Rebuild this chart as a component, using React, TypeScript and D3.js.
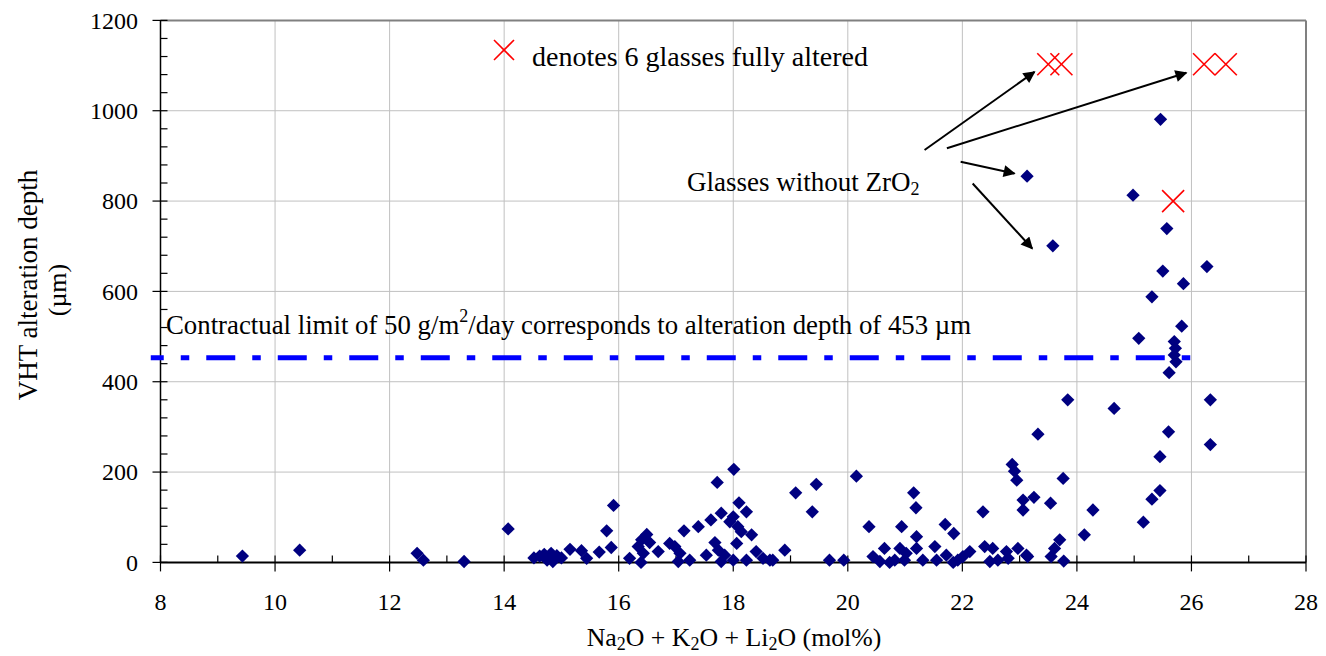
import React from "react";
import * as d3 from "d3";

// ---- data ----
const alkaliMol: number[] = [
  9.43, 10.43, 12.48, 12.59, 13.30, 14.07,
  14.52, 14.62, 14.70, 14.75, 14.82, 14.85, 14.92, 15.0,
  15.15, 15.35, 15.44, 15.66, 15.79, 15.87, 15.91,
  16.19, 16.39, 16.34, 16.40, 16.49, 16.54, 16.43, 16.69, 16.89, 16.98, 17.07, 17.04, 17.24, 17.14,
  17.39, 17.53, 17.61, 17.68, 17.72, 17.79, 17.74, 17.79, 17.85, 17.94, 18.0, 18.08, 18.01, 18.10,
  18.06, 18.23, 18.14, 18.32, 18.0, 18.23, 18.40, 18.52, 18.64, 18.69, 18.90,
  19.09, 19.38, 19.45, 19.68, 19.93, 20.15, 20.37, 20.44, 20.56, 20.64, 20.73, 20.82, 20.91, 20.94,
  20.99, 21.02, 21.15, 21.19, 21.20, 21.20, 21.31, 21.52, 21.55,
  21.70, 21.85, 21.72, 21.84, 21.92, 22.01, 22.13, 22.36, 22.39, 22.48, 22.53, 22.62, 22.77, 22.80,
  22.97, 23.12, 23.14, 22.87, 22.91, 22.95, 23.06, 23.06, 23.25, 23.32, 23.54, 23.55, 23.61, 23.70,
  23.76, 23.84, 23.77, 24.13, 24.28, 24.65, 25.16, 25.31, 25.45, 25.45, 25.60, 26.33, 26.33,
  23.13, 23.58, 25.46, 24.98, 25.57, 25.50, 26.27, 25.86, 25.31, 25.83, 25.08, 25.70, 25.72, 25.70,
  25.73, 25.61,
];
const depthUm: number[] = [
  14, 27, 20, 5, 2, 74,
  10, 14, 18, 5, 20, 2, 15, 10,
  29, 26, 9, 23, 70, 33, 126,
  9, 0, 35, 50, 62, 44, 20, 24, 42, 35, 20, 2, 5, 70,
  79, 16, 94, 44, 177, 109, 27, 2, 16, 90, 101, 79, 206, 132,
  42, 112, 68, 61, 5, 5, 24, 9, 5, 5, 27,
  154, 112, 173, 5, 5, 191, 79, 13, 2, 31, 0, 5, 31, 79,
  5, 20, 154, 121, 57, 31, 5, 35, 5,
  84, 64, 16, 0, 5, 13, 24, 112, 35, 2, 31, 5, 24, 9,
  31, 16, 13, 217, 202, 182, 138, 116, 144, 284, 131, 13, 31, 50,
  186, 360, 3, 61, 116, 341, 89, 140, 159, 234, 289, 360, 261,
  855, 701, 981, 813, 739, 645, 655, 617, 588, 523, 496, 489, 474, 459,
  444, 420,
];
const alteredX: number[] = [23.5, 23.73, 26.22, 26.6, 25.68];
const alteredY: number[] = [1103, 1103, 1103, 1103, 800];

const xTicks: number[] = [8, 10, 12, 14, 16, 18, 20, 22, 24, 26, 28];
const yTicks: number[] = [0, 200, 400, 600, 800, 1000, 1200];
const contractualLimit = 453;

// arrows (data coordinates): [x1, y1, x2, y2]
const arrows: number[][] = [
  [21.34, 913, 23.26, 1086],
  [21.73, 917, 25.91, 1084],
  [21.97, 887, 22.91, 861],
  [22.18, 839, 23.22, 695],
];

const W = 1326;
const H = 656;
const FONT = "'Liberation Serif', 'Times New Roman', serif";

export default function App() {
  const x = d3.scaleLinear().domain([8, 28]).range([160.5, 1306]);
  const y = d3.scaleLinear().domain([0, 1200]).range([562.4, 20.4]);
  const x0 = x(8);
  const y0 = y(0);

  const diamond = d3.symbol(d3.symbolSquare).size(88)() as string;

  const minorY = d3.range(0, 1201, 40).filter((v) => v % 200 !== 0);
  const minorX = d3.range(9, 28, 2);

  const xs = 11;

  return (
    <svg
      width={W}
      height={H}
      style={{ position: "absolute", left: 0, top: 0, background: "#fff" }}
      fontFamily={FONT}
    >
      <defs>
        <marker
          id="ah"
          viewBox="0 0 10 10"
          refX="9"
          refY="5"
          markerWidth="7"
          markerHeight="6"
          markerUnits="strokeWidth"
          orient="auto"
        >
          <path d="M0,0 L10,5 L0,10 z" fill="#000" />
        </marker>
      </defs>
      <rect x={0} y={0} width={W} height={H} fill="#fff" />

      {/* grid */}
      {xTicks.slice(1, -1).map((t) => (
        <line key={"gx" + t} x1={x(t)} x2={x(t)} y1={y(0)} y2={y(1200)} stroke="#c0c0c0" strokeWidth={1} />
      ))}
      {yTicks.slice(1, -1).map((t) => (
        <line key={"gy" + t} x1={x0} x2={x(28)} y1={y(t)} y2={y(t)} stroke="#c0c0c0" strokeWidth={1} />
      ))}
      {/* plot border top/right */}
      <line x1={x0} x2={x(28)} y1={y(1200)} y2={y(1200)} stroke="#808080" strokeWidth={2} />
      <line x1={x(28)} x2={x(28)} y1={y(1200)} y2={y(0)} stroke="#808080" strokeWidth={2} />

      {/* axes */}
      <line x1={x0} x2={x0} y1={y(1200)} y2={y0} stroke="#000" strokeWidth={1.5} />
      <line x1={x0} x2={x(28)} y1={y0} y2={y0} stroke="#000" strokeWidth={2} />
      {yTicks.map((t) => (
        <line key={"ty" + t} x1={x0 - 8} x2={x0 + 7} y1={y(t)} y2={y(t)} stroke="#000" strokeWidth={1.2} />
      ))}
      {minorY.map((t) => (
        <line key={"my" + t} x1={x0} x2={x0 + 7} y1={y(t)} y2={y(t)} stroke="#000" strokeWidth={1.2} />
      ))}
      {xTicks.map((t) => (
        <line key={"tx" + t} x1={x(t)} x2={x(t)} y1={y0 - 7} y2={y0 + 9} stroke="#000" strokeWidth={1.2} />
      ))}
      {minorX.map((t) => (
        <line key={"mx" + t} x1={x(t)} x2={x(t)} y1={y0 - 7} y2={y0} stroke="#000" strokeWidth={1.2} />
      ))}

      {/* tick labels */}
      {yTicks.map((t) => (
        <text key={"ly" + t} x={138} y={y(t)} dy="0.35em" textAnchor="end" fontSize={24} fill="#000">
          {t}
        </text>
      ))}
      {xTicks.map((t) => (
        <text key={"lx" + t} x={x(t)} y={610} textAnchor="middle" fontSize={24} fill="#000">
          {t}
        </text>
      ))}

      {/* axis titles */}
      <text transform="translate(37,285) rotate(-90)" textAnchor="middle" fontSize={27} fill="#000">
        VHT alteration depth
      </text>
      <text transform="translate(66,290) rotate(-90)" textAnchor="middle" fontSize={26} fill="#000">
        (µm)
      </text>
      <text x={734} y={646} textAnchor="middle" fontSize={25.8} fill="#000">
        Na<tspan fontSize={18} dy={4}>2</tspan>
        <tspan dy={-4}>O + K</tspan>
        <tspan fontSize={18} dy={4}>2</tspan>
        <tspan dy={-4}>O + Li</tspan>
        <tspan fontSize={18} dy={4}>2</tspan>
        <tspan dy={-4}>O (mol%)</tspan>
      </text>

      {/* contractual limit line */}
      <line
        x1={x(7.83)}
        x2={x(26.13)}
        y1={y(contractualLimit)}
        y2={y(contractualLimit)}
        stroke="#0000ff"
        strokeWidth={5}
        strokeDasharray="29 17 8.5 17"
        strokeDashoffset={16}
      />
      <text x={166} y={334} fontSize={26.8} fill="#000">
        Contractual limit of 50 g/m<tspan fontSize={18} dy={-12}>2</tspan>
        <tspan dy={12}>/day corresponds to alteration depth of 453 µm</tspan>
      </text>

      {/* data diamonds */}
      {alkaliMol.map((v, i) => (
        <path
          key={"p" + i}
          d={diamond}
          transform={`translate(${x(v)},${y(depthUm[i])}) rotate(45)`}
          fill="#000080"
        />
      ))}

      {/* fully altered markers */}
      {alteredX.map((v, i) => {
        const cx = x(v);
        const cy = y(alteredY[i]);
        return (
          <g key={"a" + i} stroke="#ff0000" strokeWidth={1.6}>
            <line x1={cx - xs} y1={cy - xs} x2={cx + xs} y2={cy + xs} />
            <line x1={cx - xs} y1={cy + xs} x2={cx + xs} y2={cy - xs} />
          </g>
        );
      })}

      {/* legend */}
      <g stroke="#ff0000" strokeWidth={1.6}>
        <line x1={494} y1={40} x2={514} y2={60} />
        <line x1={494} y1={60} x2={514} y2={40} />
      </g>
      <text x={532} y={66} fontSize={28} fill="#000">
        denotes 6 glasses fully altered
      </text>

      {/* annotation */}
      <text x={687} y={191} fontSize={27} fill="#000">
        Glasses without ZrO<tspan fontSize={18} dy={4}>2</tspan>
      </text>
      {arrows.map((a, i) => (
        <line
          key={"ar" + i}
          x1={x(a[0])}
          y1={y(a[1])}
          x2={x(a[2])}
          y2={y(a[3])}
          stroke="#000"
          strokeWidth={2}
          markerEnd="url(#ah)"
        />
      ))}
    </svg>
  );
}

::::::

- **EXERCISE**
Restate each line from the start of the listing through the line bearing "const contractualLimit = 453;" word for word. Drop the pictures.

- **FINISHED EXERCISE**
Rebuild this chart as a component, using React, TypeScript and D3.js.
import React from "react";
import * as d3 from "d3";

// ---- data ----
const alkaliMol: number[] = [
  9.43, 10.43, 12.48, 12.59, 13.30, 14.07,
  14.52, 14.62, 14.70, 14.75, 14.82, 14.85, 14.92, 15.0,
  15.15, 15.35, 15.44, 15.66, 15.79, 15.87, 15.91,
  16.19, 16.39, 16.34, 16.40, 16.49, 16.54, 16.43, 16.69, 16.89, 16.98, 17.07, 17.04, 17.24, 17.14,
  17.39, 17.53, 17.61, 17.68, 17.72, 17.79, 17.74, 17.79, 17.85, 17.94, 18.0, 18.08, 18.01, 18.10,
  18.06, 18.23, 18.14, 18.32, 18.0, 18.23, 18.40, 18.52, 18.64, 18.69, 18.90,
  19.09, 19.38, 19.45, 19.68, 19.93, 20.15, 20.37, 20.44, 20.56, 20.64, 20.73, 20.82, 20.91, 20.94,
  20.99, 21.02, 21.15, 21.19, 21.20, 21.20, 21.31, 21.52, 21.55,
  21.70, 21.85, 21.72, 21.84, 21.92, 22.01, 22.13, 22.36, 22.39, 22.48, 22.53, 22.62, 22.77, 22.80,
  22.97, 23.12, 23.14, 22.87, 22.91, 22.95, 23.06, 23.06, 23.25, 23.32, 23.54, 23.55, 23.61, 23.70,
  23.76, 23.84, 23.77, 24.13, 24.28, 24.65, 25.16, 25.31, 25.45, 25.45, 25.60, 26.33, 26.33,
  23.13, 23.58, 25.46, 24.98, 25.57, 25.50, 26.27, 25.86, 25.31, 25.83, 25.08, 25.70, 25.72, 25.70,
  25.73, 25.61,
];
const depthUm: number[] = [
  14, 27, 20, 5, 2, 74,
  10, 14, 18, 5, 20, 2, 15, 10,
  29, 26, 9, 23, 70, 33, 126,
  9, 0, 35, 50, 62, 44, 20, 24, 42, 35, 20, 2, 5, 70,
  79, 16, 94, 44, 177, 109, 27, 2, 16, 90, 101, 79, 206, 132,
  42, 112, 68, 61, 5, 5, 24, 9, 5, 5, 27,
  154, 112, 173, 5, 5, 191, 79, 13, 2, 31, 0, 5, 31, 79,
  5, 20, 154, 121, 57, 31, 5, 35, 5,
  84, 64, 16, 0, 5, 13, 24, 112, 35, 2, 31, 5, 24, 9,
  31, 16, 13, 217, 202, 182, 138, 116, 144, 284, 131, 13, 31, 50,
  186, 360, 3, 61, 116, 341, 89, 140, 159, 234, 289, 360, 261,
  855, 701, 981, 813, 739, 645, 655, 617, 588, 523, 496, 489, 474, 459,
  444, 420,
];
const alteredX: number[] = [23.5, 23.73, 26.22, 26.6, 25.68];
const alteredY: number[] = [1103, 1103, 1103, 1103, 800];

const xTicks: number[] = [8, 10, 12, 14, 16, 18, 20, 22, 24, 26, 28];
const yTicks: number[] = [0, 200, 400, 600, 800, 1000, 1200];
const contractualLimit = 453;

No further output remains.